Four miles south of Paalmul, at Chakalal, we found a temple, on whose interior walls were painted red hands and the jaguar and the feathered serpent.

Mayas Used Much Color

The Mayas, like the Greeks, made much use of color. Sometimes a whole building would be painted one tint. Mural paintings are not uncommon, and from them alone has been learned much of what we know about the ancients. The red hand, a very common symbol, has been something of a puzzle. The suggestion has been made that it signifies strength, power, and mastery, and that it is the sign of some secret brotherhood.

There is reason to believe that some of the impressions of this sign were put in Maya buildings after the conquest: in short that here is a tangible piece of the old ritual remembered by degenerate descendants of great ancestors. On Cozumel Island our expedition found examples of the red hand so conventionalized by the artist that the five fingers looked like five petals of a flower or the five flames of a lamp.
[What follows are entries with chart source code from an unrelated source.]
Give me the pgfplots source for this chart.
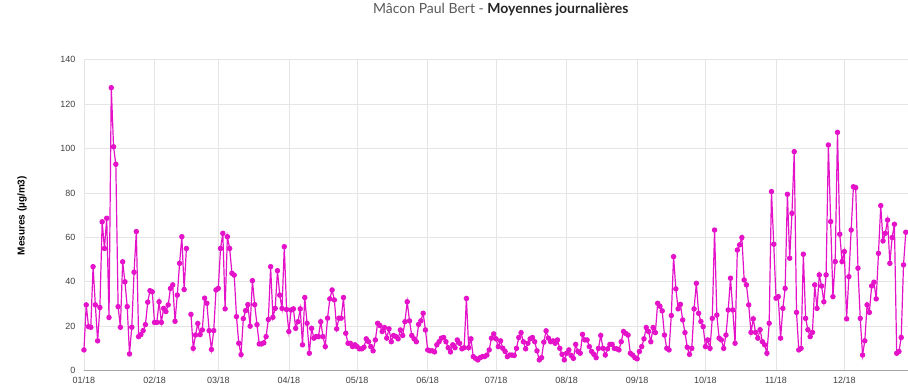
\documentclass[border=0pt]{standalone}
\usepackage{pgfplots}
\pgfplotsset{compat=1.18}
\usepackage{fontspec}
\setmainfont{Liberation Sans}
\newfontfamily\titlefont{Lato}
\definecolor{mag}{RGB}{228,18,200}
\begin{document}
\begin{tikzpicture}
\begin{axis}[
  scale only axis, width=824pt, height=311pt,
  at={(0,0)}, anchor=south west,
  xmin=0, xmax=361.8, ymin=0, ymax=140,
  xtick={0,31,59,90,120,151,181,212,243,273,304,334},
  xticklabels={01/18,02/18,03/18,04/18,05/18,06/18,07/18,08/18,09/18,10/18,11/18,12/18},
  ytick={0,20,...,140},
  grid=major, major grid style={draw=black!10, line width=0.6pt},
  axis line style={draw=none},
  major tick length=0pt,
  /pgf/number format/assume math mode=true,
  tick label style={font=\fontsize{9}{10}\selectfont, color=black!75},
  yticklabel style={xshift=-5pt},
  xticklabel style={yshift=-3pt},
  unbounded coords=jump,
  clip=false,
]
\draw[black!35, line width=0.8pt] (rel axis cs:0,0) -- (rel axis cs:1,0);
\addplot[color=mag, line width=1.2pt, mark=*, mark size=2.1pt, mark options={fill=mag, draw=mag}] coordinates {
(0,9.3)(1,29.6)(2,19.8)(3,19.5)(4,46.8)(5,29.6)(6,13.4)(7,28.4)(8,67)(9,55)(10,68.6)(11,23.9)(12,127.4)(13,100.8)(14,92.9)(15,28.8)(16,19.5)(17,49)(18,40)(19,28.8)(20,7.5)(21,19.5)(22,44.3)(23,62.6)(24,15.3)(25,16.2)(26,18)(27,20.7)(28,30.8)(29,36)(30,35.5)
(31,21.7)(32,21.7)(33,31)(34,21.7)(35,28)(36,26.6)(37,29.6)(38,37)(39,38.6)(40,22.2)(41,34)(42,48.3)(43,60.3)(44,36.5)(45,55)(46,nan)(47,25.3)(48,10)(49,16)(50,21.2)(51,16.2)(52,18.3)(53,32.6)(54,30.3)(55,18)(56,9.5)(57,18)(58,36.3)
(59,37)(60,55)(61,61.8)(62,27.8)(63,60.3)(64,55)(65,43.8)(66,43)(67,24.3)(68,12.3)(69,7.2)(70,23.4)(71,27)(72,29.7)(73,20)(74,40.5)(75,29.7)(76,20.7)(77,12)(78,12)(79,12.5)(80,15.3)(81,23)(82,46.8)(83,24)(84,28)(85,45)(86,34)(87,28)(88,55.8)(89,27.5)
(90,17.6)(91,27.3)(92,27.8)(93,19)(94,22)(95,27.8)(96,11.6)(97,32.9)(98,21.3)(99,7.8)(100,19)(101,14.6)(102,15.3)(103,15.3)(104,22)(105,15.3)(106,10.8)(107,23.6)(108,32.3)(109,36.3)(110,31.8)(111,18.8)(112,23.6)(113,23.6)(114,32.9)(115,16.8)(116,12.3)(117,12.3)(118,10.8)(119,11.6)
(120,10.8)(121,9.8)(122,9.8)(123,10.5)(124,14.3)(125,13)(126,10.8)(127,8.9)(128,13.8)(129,21.3)(130,20.3)(131,17.6)(132,19.4)(133,14.6)(134,18.8)(135,13)(136,15.8)(137,15.3)(138,14.3)(139,18.3)(140,15.8)(141,22)(142,31)(143,22.4)(144,15.8)(145,14.3)(146,13)(147,20.8)(148,22.4)(149,25.8)(150,18.3)
(151,9.3)(152,8.9)(153,8.9)(154,8.4)(155,11.6)(156,13)(157,14.6)(158,14.9)(159,13)(160,10.3)(161,8.4)(162,11.6)(163,10.3)(164,13.8)(165,12.3)(166,9.8)(167,10.3)(168,32.5)(169,10.3)(170,14.3)(171,6.3)(172,5.5)(173,4.8)(174,5.8)(175,6.3)(176,6.3)(177,7)(178,9.3)(179,14.6)(180,16.5)
(181,14.3)(182,10.8)(183,13.4)(184,10)(185,8.6)(186,6.3)(187,7)(188,7)(189,6.8)(190,10)(191,14.9)(192,17.1)(193,13)(194,9.8)(195,12.3)(196,14.3)(197,14.9)(198,13)(199,8.9)(200,4.8)(201,5.8)(202,12.8)(203,17.9)(204,14.6)(205,13)(206,13.4)(207,12.3)(208,13.8)(209,10)(210,7.3)(211,4.8)
(212,7.8)(213,9.3)(214,6.8)(215,5.5)(216,11.8)(217,8.6)(218,7.8)(219,16.3)(220,13.8)(221,13.8)(222,10.8)(223,8.6)(224,7.3)(225,5.8)(226,10)(227,15.8)(228,10)(229,7)(230,9.8)(231,11.8)(232,11.8)(233,10)(234,9.8)(235,9.3)(236,13)(237,17.6)(238,16.7)(239,16)(240,7.8)(241,7)(242,5.8)
(243,5.3)(244,8.6)(245,10.8)(246,14.3)(247,19.4)(248,17.6)(249,13)(250,19.4)(251,17.1)(252,30.3)(253,29)(254,26.9)(255,16)(256,10)(257,9.3)(258,24.8)(259,51.3)(260,36.8)(261,27.8)(262,29.8)(263,22.8)(264,17.1)(265,10.5)(266,7.3)(267,10)(268,27.8)(269,39.3)(270,25.8)(271,22.1)(272,19.8)
(273,10.8)(274,13.8)(275,10)(276,23.5)(277,63.3)(278,25)(279,14.6)(280,13.8)(281,10)(282,16)(283,27.3)(284,41.6)(285,27.3)(286,12.3)(287,54.3)(288,56.6)(289,59.9)(290,40.8)(291,38.6)(292,29.6)(293,17.2)(294,23.3)(295,17.2)(296,14.6)(297,18.4)(298,13)(299,11.6)(300,7.8)(301,21.3)(302,80.6)(303,56.9)
(304,32.6)(305,33.3)(306,14.6)(307,28)(308,37)(309,79.4)(310,50.6)(311,70.8)(312,98.6)(313,26.2)(314,9.3)(315,10)(316,52.4)(317,23.5)(318,18.4)(319,15.3)(320,17.2)(321,38.6)(322,28)(323,43.1)(324,38.1)(325,31)(326,43.1)(327,101.6)(328,67.1)(329,33.3)(330,49.1)(331,107.3)(332,61.4)(333,49.1)
(334,53.6)(335,23.3)(336,42.3)(337,63.3)(338,82.8)(339,82.4)(340,46.1)(341,23.5)(342,7)(343,13.4)(344,29.6)(345,26.2)(346,38.1)(347,39.8)(348,32.3)(349,52.8)(350,74.3)(351,58.4)(352,61.8)(353,67.8)(354,48.3)(355,59.9)(356,65.9)(357,7.8)(358,8.6)(359,14.9)(360,47.6)(361,62.3)
};
\end{axis}
\node[anchor=base, font=\titlefont\fontsize{14}{16}\selectfont] at (417pt,357pt)
  {\textcolor{black!65}{Mâcon Paul Bert -} \textcolor{black!85}{\bfseries Moyennes journalières}};
\node[rotate=90, font=\bfseries\fontsize{10}{11}\selectfont] at (-62pt,155pt) {Mesures (µg/m3)};
\path[use as bounding box] (-84pt,-19pt) rectangle (824pt,330pt);
\end{tikzpicture}
\end{document}
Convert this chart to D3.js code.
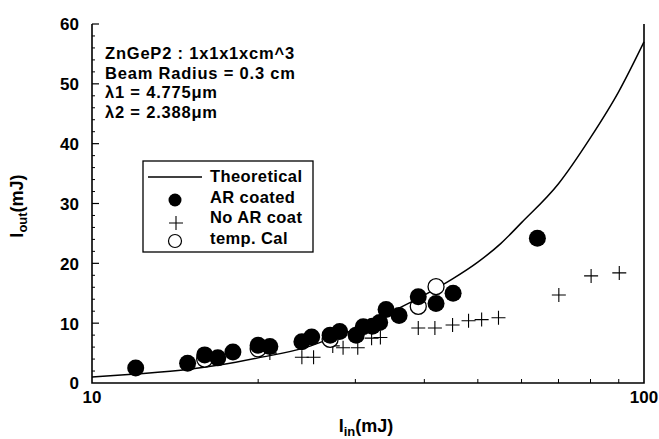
<!DOCTYPE html>
<html>
<head>
<meta charset="utf-8">
<script src="https://cdn.jsdelivr.net/npm/d3@7"></script>
<style>
  body { margin: 0; background: #fff; }
  svg text { font-family: "Liberation Sans", Arial, sans-serif; font-weight: bold; fill: #000; }
</style>
</head>
<body>
<div id="chart"></div>
<script>
// theoretical curve
const theoX = [10, 12, 15, 17, 20, 24.5, 27, 30, 33, 36, 40, 45, 50, 55, 60, 70, 80, 90, 100];
const theoY = [1.0, 1.5, 2.3, 3.0, 4.2, 6.0, 7.4, 9.0, 10.7, 12.5, 14.7, 17.4, 20.2, 23.3, 26.8, 33.3, 41, 48.7, 57];

// AR coated (filled circles)
const arX = [12.0, 14.9, 16.0, 16.9, 18.0, 20.0, 21.0, 24.0, 25.0, 27.0, 28.1, 30.1, 31.0, 32.2, 33.2, 34.1, 36.0, 39.0, 42.0, 45.1, 64.1];
const arY = [2.5, 3.3, 4.7, 4.2, 5.2, 6.3, 6.1, 6.9, 7.7, 8.0, 8.6, 8.0, 9.4, 9.5, 10.1, 12.3, 11.3, 14.4, 13.3, 15.0, 24.2];

// No AR coat (crosses)
const noArX = [21.0, 24.0, 25.2, 27.3, 28.5, 30.3, 32.1, 33.3, 39.0, 41.8, 45.0, 48.1, 50.8, 54.5, 70.1, 80.2, 90.2];
const noArY = [5.0, 4.3, 4.3, 6.2, 5.9, 5.9, 7.5, 7.6, 9.2, 9.2, 9.7, 10.4, 10.6, 10.9, 14.7, 17.9, 18.4];

// temp. Cal (open circles)
const calX = [16.0, 20.0, 27.0, 39.0, 42.0];
const calY = [4.0, 5.7, 7.3, 12.8, 16.1];

const yTicks = [0, 10, 20, 30, 40, 50, 60];
const xLabels = [10, 100];
const xMinor = [20, 30, 40, 50, 60, 70, 80, 90];
const infoLines = ["ZnGeP2 : 1x1x1xcm^3", "Beam Radius = 0.3 cm", "λ1 = 4.775μm", "λ2 = 2.388μm"];
const legendNames = ["Theoretical", "AR coated", "No AR coat", "temp. Cal"];

const width = 659, height = 439;
const svg = d3.select("#chart").append("svg").attr("width", width).attr("height", height);

const x = d3.scaleLog().domain([10, 100]).range([92, 644]);
const y = d3.scaleLinear().domain([0, 60]).range([383, 24]);

// frame (left, bottom, right)
svg.append("path")
    .attr("d", `M${x(10)},${y(60)}V${y(0)}H${x(100)}V${y(60)}`)
    .attr("fill", "none").attr("stroke", "#000").attr("stroke-width", 1.6);

// y ticks, inward
const yMinor = d3.range(0, 61, 2).filter(v => v % 10 !== 0);
svg.selectAll(".ymaj").data(yTicks.filter(v => v > 0)).join("line")
    .attr("x1", x(10)).attr("x2", x(10) + 7)
    .attr("y1", d => y(d)).attr("y2", d => y(d))
    .attr("stroke", "#000").attr("stroke-width", 1.2);
svg.selectAll(".ymin").data(yMinor).join("line")
    .attr("x1", x(10)).attr("x2", x(10) + 3)
    .attr("y1", d => y(d)).attr("y2", d => y(d))
    .attr("stroke", "#000").attr("stroke-width", 1);
svg.selectAll(".ylab").data(yTicks).join("text")
    .attr("x", 79).attr("y", d => y(d) + 2)
    .attr("text-anchor", "end").attr("dominant-baseline", "middle")
    .attr("font-size", 17).text(d => d);

// x ticks, inward
svg.selectAll(".xmin").data(xMinor).join("line")
    .attr("x1", d => x(d)).attr("x2", d => x(d))
    .attr("y1", y(0)).attr("y2", y(0) - 4)
    .attr("stroke", "#000").attr("stroke-width", 1);
svg.selectAll(".xlab").data(xLabels).join("text")
    .attr("x", d => x(d)).attr("y", 403)
    .attr("text-anchor", "middle").attr("font-size", 17).text(d => d);

// axis titles
const xt = svg.append("text").attr("x", 366).attr("y", 432).attr("text-anchor", "middle").attr("font-size", 18);
xt.append("tspan").text("I");
xt.append("tspan").attr("dy", 4).attr("font-size", 13).text("in");
xt.append("tspan").attr("dy", -4).text("(mJ)");

const yt = svg.append("text").attr("transform", "translate(23,206) rotate(-90)").attr("text-anchor", "middle").attr("font-size", 18);
yt.append("tspan").text("I");
yt.append("tspan").attr("dy", 4).attr("font-size", 13).text("out");
yt.append("tspan").attr("dy", -4).text("(mJ)");

// theoretical curve
const line = d3.line().x(d => x(d[0])).y(d => y(d[1])).curve(d3.curveMonotoneX);
svg.append("path").datum(theoX.map((v, i) => [v, theoY[i]]))
    .attr("d", line).attr("fill", "none").attr("stroke", "#000").attr("stroke-width", 1.5);

// no AR coat crosses
const cross = d => `M-7,0H7M0,-7V7`;
svg.selectAll(".cross").data(noArX.map((v, i) => [v, noArY[i]])).join("path")
    .attr("transform", d => `translate(${x(d[0])},${y(d[1])})`)
    .attr("d", cross).attr("stroke", "#000").attr("stroke-width", 1.1).attr("fill", "none");

// temp. Cal open circles
svg.selectAll(".cal").data(calX.map((v, i) => [v, calY[i]])).join("circle")
    .attr("cx", d => x(d[0])).attr("cy", d => y(d[1])).attr("r", 8)
    .attr("fill", "#fff").attr("stroke", "#000").attr("stroke-width", 1.3);

// AR coated filled circles
svg.selectAll(".ar").data(arX.map((v, i) => [v, arY[i]])).join("circle")
    .attr("cx", d => x(d[0])).attr("cy", d => y(d[1])).attr("r", 8.5)
    .attr("fill", "#000");

// info text
svg.selectAll(".info").data(infoLines).join("text")
    .attr("x", 105).attr("y", (d, i) => 59 + i * 19.5)
    .attr("font-size", 16.5).attr("letter-spacing", 0.8).text(d => d);

// legend
const lg = svg.append("g");
lg.append("rect").attr("x", 143).attr("y", 161).attr("width", 170).attr("height", 91)
    .attr("fill", "#fff").attr("stroke", "#000").attr("stroke-width", 1.3);
const rows = [176, 197, 217, 238];
lg.append("line").attr("x1", 148).attr("x2", 202).attr("y1", rows[0] + 1).attr("y2", rows[0] + 1)
    .attr("stroke", "#000").attr("stroke-width", 1.3);
lg.append("circle").attr("cx", 175).attr("cy", rows[1] + 3).attr("r", 6.5).attr("fill", "#000");
lg.append("path").attr("transform", `translate(176,${rows[2] + 6})`).attr("d", cross)
    .attr("stroke", "#000").attr("stroke-width", 1.1);
lg.append("circle").attr("cx", 175).attr("cy", rows[3] + 3).attr("r", 6.5)
    .attr("fill", "#fff").attr("stroke", "#000").attr("stroke-width", 1.2);
lg.selectAll(".lgt").data(legendNames).join("text")
    .attr("x", 210).attr("y", (d, i) => rows[i] + 6)
    .attr("font-size", 16.5).attr("letter-spacing", 0.4).text(d => d);
</script>
</body>
</html>
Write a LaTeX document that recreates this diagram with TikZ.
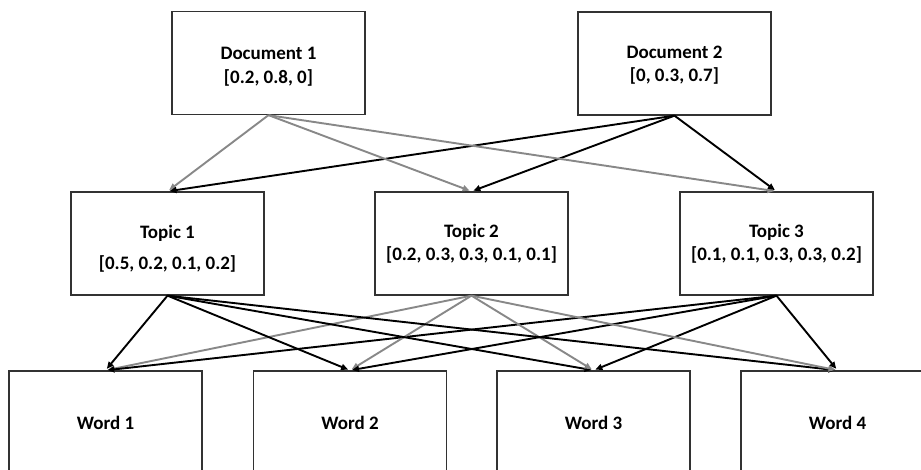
\documentclass[tikz,border=0pt]{standalone}
\usepackage{fontspec}
\setmainfont{Carlito}
\usetikzlibrary{arrows.meta}

\definecolor{boxline}{RGB}{50,50,50}
\definecolor{lightarrow}{RGB}{136,136,136}

\tikzset{
  box/.style={draw=boxline, line width=1.3pt, fill=white,
    minimum width=193pt, minimum height=103pt, inner sep=0pt},
  caption/.style={inner sep=0pt, align=center,
    font=\fontsize{19}{23}\selectfont\bfseries},
  link/.style={line width=1.9pt, shorten >=2pt,
    -{Triangle[length=7pt,width=6pt]}},
  darklink/.style={link, draw=black},
  greylink/.style={link, draw=lightarrow}
}

\begin{document}
\begin{tikzpicture}[x=1pt, y=-1pt]
  \clip (0,0) rectangle (921,469);

  % documents
  \node[box] (d1) at (268.5,63) {};
  \node[box] (d2) at (674.5,63.5) {};

  % topics
  \node[box] (t1) at (167.5,243.5) {};
  \node[box] (t2) at (471.5,243.5) {};
  \node[box] (t3) at (776.5,243.5) {};

  % words (running off the lower edge)
  \node[box] (w1) at (105.5,422.5) {};
  \node[box] (w2) at (350,422.5) {};
  \node[box] (w3) at (593.5,422.5) {};
  \node[box] (w4) at (837.5,422.5) {};

  % box texts
  \node[caption] (d1t) at ([yshift=-3.5pt]d1.center) {Document 1\\[1.5pt]{}[0.2, 0.8, 0]};
  \node[caption] (d2t) at ([yshift=-2pt]d2.center) {Document 2\\{}[0, 0.3, 0.7]};
  \node[caption] (t1t) at ([yshift=-5pt]t1.center) {Topic 1\\[8pt]{}[0.5, 0.2, 0.1, 0.2]};
  \node[caption] (t2t) at (t2.center) {Topic 2\\{}[0.2, 0.3, 0.3, 0.1, 0.1]};
  \node[caption] (t3t) at (t3.center) {Topic 3\\{}[0.1, 0.1, 0.3, 0.3, 0.2]};
  \node[caption] (w1t) at (w1.center) {Word 1};
  \node[caption] (w2t) at (w2.center) {Word 2};
  \node[caption] (w3t) at (w3.center) {Word 3};
  \node[caption] (w4t) at (w4.center) {Word 4};

  % document -> topic
  \foreach \t in {t1,t2,t3} {
    \draw[greylink] (d1.south) -- (\t.north);
    \draw[darklink] (d2.south) -- (\t.north);
  }

  % topic -> word
  \foreach \w in {w1,w2,w3,w4} {
    \draw[darklink] (t1.south) -- (\w.north);
    \draw[greylink] (t2.south) -- (\w.north);
    \draw[darklink] (t3.south) -- (\w.north);
  }
\end{tikzpicture}
\end{document}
Sometimes the impression was made by placing the human hand against a surface and painting around it and between the fingers. In other cases the red paint was daubed over the hand of the artist and that slapped against a wall.

Jaguars were favorite subjects of Maya artists, and the Rain Gods of the Four Quarters were given the forms of jaguars. The gods of the Mayas were many and included planets and forces of nature, as well as animals endowed with human or superhuman intelligence. In addition there seems to have been a belief in a formless Supreme Being.

Of the gods commonly portrayed in painting and sculpture the jaguar was second in importance only to the plumed serpent, Kukulcan. This serpent of ours has no plume, but he does have a bird's foot with distended claws at the extremity of a sort of dragon's leg attached to his body. This foot is held angrily below his open jaws. These would not be recognizable as a snake's jaws by a person unfamiliar with Maya art, which advanced over a course of conventionalization that took it to the pole opposite that of such realistic portrayal as is now all the rage in the literature of the United States.

All the buildings we found were of religious significance. This is true of the mysterious round building at Paalmul even if that was an observatory, for in that case it was an observatory manned by priests. It is difficult to name another race in which the religious emotion so dominated the high artistic expression of a whole people or worked to produce so ardent a search for the secrets of the universe.